══ Data excerpts

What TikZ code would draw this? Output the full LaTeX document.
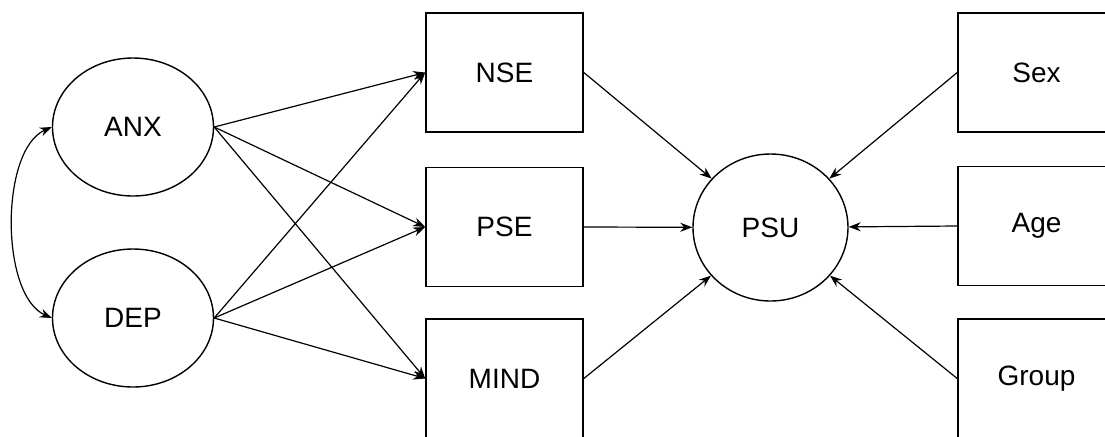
\documentclass[tikz,border=0pt]{standalone}
\usepackage{fontspec}
\setmainfont{Liberation Sans}
\usetikzlibrary{arrows.meta,shapes.geometric}
\begin{document}
\begin{tikzpicture}[x=0.5pt,y=-0.5pt,>={Stealth[length=6pt,width=4.5pt]},font=\fontsize{14}{16}\selectfont,
		obs/.style={draw,line width=0.8pt,minimum width=78.5pt,minimum height=59.5pt,inner sep=0pt},
		lat/.style={draw,ellipse,line width=0.7pt,minimum width=80.5pt,minimum height=69pt,inner sep=0pt},
		arr/.style={->,line width=0.6pt}]
			\clip (0,0) rectangle (1105,436);
			\node[lat] (anx) at (133,127) {ANX};
			\node[lat] (dep) at (133,318) {DEP};
			\node[obs] (nse) at (504.5,72.5) {NSE};
			\node[obs] (pse) at (504.5,227) {PSE};
			\node[obs] (mind) at (504.5,378.5) {MIND};
			\node[lat,minimum width=77.5pt,minimum height=73.5pt] (psu) at (770.5,227.5) {PSU};
			\node[obs] (sex) at (1036.5,72.5) {Sex};
			\node[obs] (age) at (1036.5,226) {Age};
			\node[obs] (group) at (1036.5,378.5) {Group};
			\draw[<->,line width=0.6pt] (anx.west) .. controls (0,150) and (0,295) .. (dep.west);
			\foreach \s in {anx,dep}
				\foreach \t in {nse,pse,mind}
					\draw[arr] (\s.east) -- (\t.west);
			\foreach \s in {nse,pse,mind}
				\draw[arr] (\s.east) -- (psu);
			\foreach \s in {sex,age,group}
				\draw[arr] (\s.west) -- (psu);
		\end{tikzpicture}
\end{document}
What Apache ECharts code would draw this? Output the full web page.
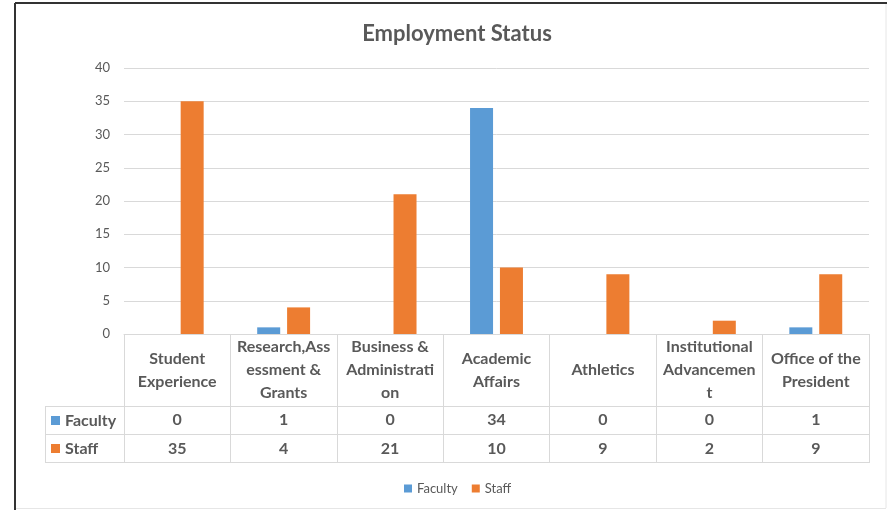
<!DOCTYPE html>
<html><head><meta charset="utf-8">
<script src="https://cdn.jsdelivr.net/npm/echarts@6/dist/echarts.min.js"></script>
<style>html,body{margin:0;padding:0;background:#fff}#c{width:887px;height:510px}</style>
</head><body><div id="c"></div>
<script>
const categories = ['Student Experience','Research,Assessment & Grants','Business & Administration','Academic Affairs','Athletics','Institutional Advancement','Office of the President'];
const categoryLabels = ['Student\nExperience','Research,Ass\nessment &\nGrants','Business &\nAdministrati\non','Academic\nAffairs','Athletics','Institutional\nAdvancemen\nt','Office of the\nPresident'];
const seriesNames = ['Faculty','Staff'];
const faculty = [0,1,0,34,0,0,1];
const staff = [35,4,21,10,9,2,9];

const FONT = 'Lato';
const TXT = '#595959';
const LINE = '#d9d9d9';
const BLUE = '#5b9bd5';
const ORANGE = '#ed7d31';

const chart = echarts.init(document.getElementById('c'), null, {renderer:'canvas'});
const tableLabel = {interval:0, verticalAlign:'middle', color:TXT, fontFamily:FONT, fontWeight:'bold', fontSize:16};
chart.setOption({
  animation:false,
  backgroundColor:'#fff',
  title:{text:'Employment Status', left:452, textAlign:'center', top:18, textStyle:{fontFamily:FONT, fontWeight:'bold', fontSize:22, color:TXT}},
  grid:{left:124, right:18, top:68, bottom:176},
  legend:{data:seriesNames, left:399, top:477, icon:'rect', itemWidth:8, itemHeight:8, itemGap:14,
    textStyle:{fontFamily:FONT, fontSize:13, color:TXT}},
  xAxis:[
    {type:'category', data:categories, position:'bottom',
     axisLine:{lineStyle:{color:LINE}}, axisTick:{show:true, length:129, lineStyle:{color:LINE}},
     axisLabel:Object.assign({}, tableLabel, {margin:36, lineHeight:23, formatter:(v,i)=>categoryLabels[i]})},
    {type:'category', data:categories, position:'bottom', offset:72,
     axisLine:{show:false}, axisTick:{show:false},
     axisLabel:Object.assign({}, tableLabel, {margin:14, formatter:(v,i)=>String(faculty[i])})},
    {type:'category', data:categories, position:'bottom', offset:101,
     axisLine:{show:false}, axisTick:{show:false},
     axisLabel:Object.assign({}, tableLabel, {margin:14, formatter:(v,i)=>String(staff[i])})}
  ],
  yAxis:{type:'value', min:0, max:40, interval:5,
    axisLine:{show:false}, axisTick:{show:false},
    axisLabel:{margin:14, color:TXT, fontFamily:FONT, fontSize:13},
    splitLine:{lineStyle:{color:LINE}}},
  series:[
    {name:seriesNames[0], type:'bar', data:faculty, barWidth:23, barGap:'30%', itemStyle:{color:BLUE}},
    {name:seriesNames[1], type:'bar', data:staff, barWidth:23, barGap:'30%', itemStyle:{color:ORANGE}}
  ],
  graphic:[
    {type:'line', shape:{x1:15, y1:3, x2:887, y2:3}, style:{stroke:'#333', lineWidth:2}},
    {type:'line', shape:{x1:15, y1:3, x2:15, y2:510}, style:{stroke:'#333', lineWidth:2}},
    {type:'line', shape:{x1:886, y1:4, x2:886, y2:508}, style:{stroke:'#e6e6e6', lineWidth:1}},
    {type:'line', shape:{x1:16, y1:508.5, x2:886, y2:508.5}, style:{stroke:'#e6e6e6', lineWidth:1}},
    {type:'line', shape:{x1:45, y1:406.5, x2:869, y2:406.5}, style:{stroke:LINE, lineWidth:1}},
    {type:'line', shape:{x1:45, y1:434.5, x2:869, y2:434.5}, style:{stroke:LINE, lineWidth:1}},
    {type:'line', shape:{x1:45, y1:462.5, x2:869, y2:462.5}, style:{stroke:LINE, lineWidth:1}},
    {type:'line', shape:{x1:45.5, y1:406, x2:45.5, y2:463}, style:{stroke:LINE, lineWidth:1}},
    {type:'rect', shape:{x:51, y:416, width:9, height:9}, style:{fill:BLUE}},
    {type:'text', x:65, y:420.5, style:{text:seriesNames[0], fill:TXT, font:'bold 16px '+FONT, textVerticalAlign:'middle'}},
    {type:'rect', shape:{x:51, y:444, width:9, height:9}, style:{fill:ORANGE}},
    {type:'text', x:65, y:448.5, style:{text:seriesNames[1], fill:TXT, font:'bold 16px '+FONT, textVerticalAlign:'middle'}}
  ]
});
</script></body></html>
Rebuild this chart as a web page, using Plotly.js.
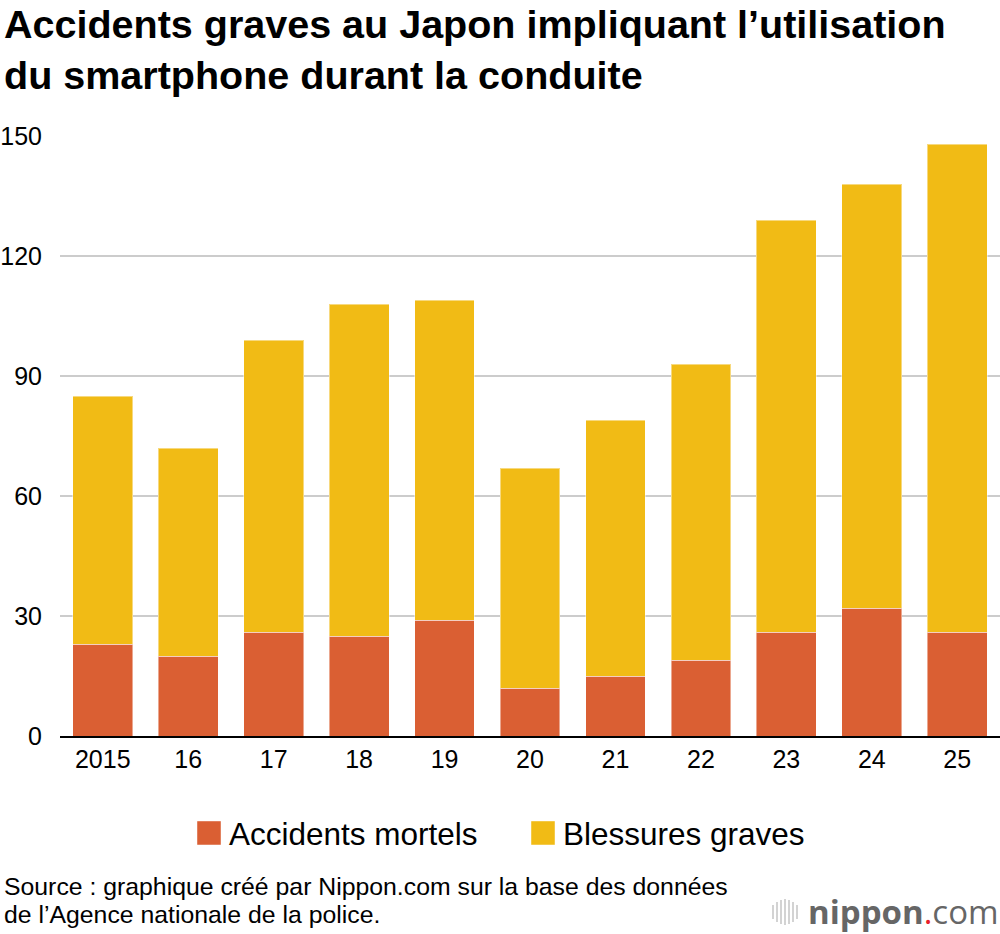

════

→ **What this task involves**:
Your copy should repeat each entry above exactly but contain no pictures.

→ **Full output**:
What TikZ code would draw this? Output the full LaTeX document.
\documentclass[tikz,border=0pt]{standalone}
\usepackage{fontspec}
\setmainfont{Liberation Sans}
\usetikzlibrary{arrows.meta,shapes.geometric}
\begin{document}
\begin{tikzpicture}[x=0.5pt,y=-0.5pt,>={Stealth[length=6pt,width=4.5pt]},font=\fontsize{14}{16}\selectfont,
		obs/.style={draw,line width=0.8pt,minimum width=78.5pt,minimum height=59.5pt,inner sep=0pt},
		lat/.style={draw,ellipse,line width=0.7pt,minimum width=80.5pt,minimum height=69pt,inner sep=0pt},
		arr/.style={->,line width=0.6pt}]
			\clip (0,0) rectangle (1105,436);
			\node[lat] (anx) at (133,127) {ANX};
			\node[lat] (dep) at (133,318) {DEP};
			\node[obs] (nse) at (504.5,72.5) {NSE};
			\node[obs] (pse) at (504.5,227) {PSE};
			\node[obs] (mind) at (504.5,378.5) {MIND};
			\node[lat,minimum width=77.5pt,minimum height=73.5pt] (psu) at (770.5,227.5) {PSU};
			\node[obs] (sex) at (1036.5,72.5) {Sex};
			\node[obs] (age) at (1036.5,226) {Age};
			\node[obs] (group) at (1036.5,378.5) {Group};
			\draw[<->,line width=0.6pt] (anx.west) .. controls (0,150) and (0,295) .. (dep.west);
			\foreach \s in {anx,dep}
				\foreach \t in {nse,pse,mind}
					\draw[arr] (\s.east) -- (\t.west);
			\foreach \s in {nse,pse,mind}
				\draw[arr] (\s.east) -- (psu);
			\foreach \s in {sex,age,group}
				\draw[arr] (\s.west) -- (psu);
		\end{tikzpicture}
\end{document}
What Apache ECharts code would draw this? Output the full web page.
<!DOCTYPE html>
<html><head><meta charset="utf-8">
<script src="https://cdn.jsdelivr.net/npm/echarts@6/dist/echarts.min.js"></script>
<style>html,body{margin:0;padding:0;background:#fff}#c{width:887px;height:510px}</style>
</head><body><div id="c"></div>
<script>
const categories = ['Student Experience','Research,Assessment & Grants','Business & Administration','Academic Affairs','Athletics','Institutional Advancement','Office of the President'];
const categoryLabels = ['Student\nExperience','Research,Ass\nessment &\nGrants','Business &\nAdministrati\non','Academic\nAffairs','Athletics','Institutional\nAdvancemen\nt','Office of the\nPresident'];
const seriesNames = ['Faculty','Staff'];
const faculty = [0,1,0,34,0,0,1];
const staff = [35,4,21,10,9,2,9];

const FONT = 'Lato';
const TXT = '#595959';
const LINE = '#d9d9d9';
const BLUE = '#5b9bd5';
const ORANGE = '#ed7d31';

const chart = echarts.init(document.getElementById('c'), null, {renderer:'canvas'});
const tableLabel = {interval:0, verticalAlign:'middle', color:TXT, fontFamily:FONT, fontWeight:'bold', fontSize:16};
chart.setOption({
  animation:false,
  backgroundColor:'#fff',
  title:{text:'Employment Status', left:452, textAlign:'center', top:18, textStyle:{fontFamily:FONT, fontWeight:'bold', fontSize:22, color:TXT}},
  grid:{left:124, right:18, top:68, bottom:176},
  legend:{data:seriesNames, left:399, top:477, icon:'rect', itemWidth:8, itemHeight:8, itemGap:14,
    textStyle:{fontFamily:FONT, fontSize:13, color:TXT}},
  xAxis:[
    {type:'category', data:categories, position:'bottom',
     axisLine:{lineStyle:{color:LINE}}, axisTick:{show:true, length:129, lineStyle:{color:LINE}},
     axisLabel:Object.assign({}, tableLabel, {margin:36, lineHeight:23, formatter:(v,i)=>categoryLabels[i]})},
    {type:'category', data:categories, position:'bottom', offset:72,
     axisLine:{show:false}, axisTick:{show:false},
     axisLabel:Object.assign({}, tableLabel, {margin:14, formatter:(v,i)=>String(faculty[i])})},
    {type:'category', data:categories, position:'bottom', offset:101,
     axisLine:{show:false}, axisTick:{show:false},
     axisLabel:Object.assign({}, tableLabel, {margin:14, formatter:(v,i)=>String(staff[i])})}
  ],
  yAxis:{type:'value', min:0, max:40, interval:5,
    axisLine:{show:false}, axisTick:{show:false},
    axisLabel:{margin:14, color:TXT, fontFamily:FONT, fontSize:13},
    splitLine:{lineStyle:{color:LINE}}},
  series:[
    {name:seriesNames[0], type:'bar', data:faculty, barWidth:23, barGap:'30%', itemStyle:{color:BLUE}},
    {name:seriesNames[1], type:'bar', data:staff, barWidth:23, barGap:'30%', itemStyle:{color:ORANGE}}
  ],
  graphic:[
    {type:'line', shape:{x1:15, y1:3, x2:887, y2:3}, style:{stroke:'#333', lineWidth:2}},
    {type:'line', shape:{x1:15, y1:3, x2:15, y2:510}, style:{stroke:'#333', lineWidth:2}},
    {type:'line', shape:{x1:886, y1:4, x2:886, y2:508}, style:{stroke:'#e6e6e6', lineWidth:1}},
    {type:'line', shape:{x1:16, y1:508.5, x2:886, y2:508.5}, style:{stroke:'#e6e6e6', lineWidth:1}},
    {type:'line', shape:{x1:45, y1:406.5, x2:869, y2:406.5}, style:{stroke:LINE, lineWidth:1}},
    {type:'line', shape:{x1:45, y1:434.5, x2:869, y2:434.5}, style:{stroke:LINE, lineWidth:1}},
    {type:'line', shape:{x1:45, y1:462.5, x2:869, y2:462.5}, style:{stroke:LINE, lineWidth:1}},
    {type:'line', shape:{x1:45.5, y1:406, x2:45.5, y2:463}, style:{stroke:LINE, lineWidth:1}},
    {type:'rect', shape:{x:51, y:416, width:9, height:9}, style:{fill:BLUE}},
    {type:'text', x:65, y:420.5, style:{text:seriesNames[0], fill:TXT, font:'bold 16px '+FONT, textVerticalAlign:'middle'}},
    {type:'rect', shape:{x:51, y:444, width:9, height:9}, style:{fill:ORANGE}},
    {type:'text', x:65, y:448.5, style:{text:seriesNames[1], fill:TXT, font:'bold 16px '+FONT, textVerticalAlign:'middle'}}
  ]
});
</script></body></html>
Rebuild this chart as a web page, using Plotly.js.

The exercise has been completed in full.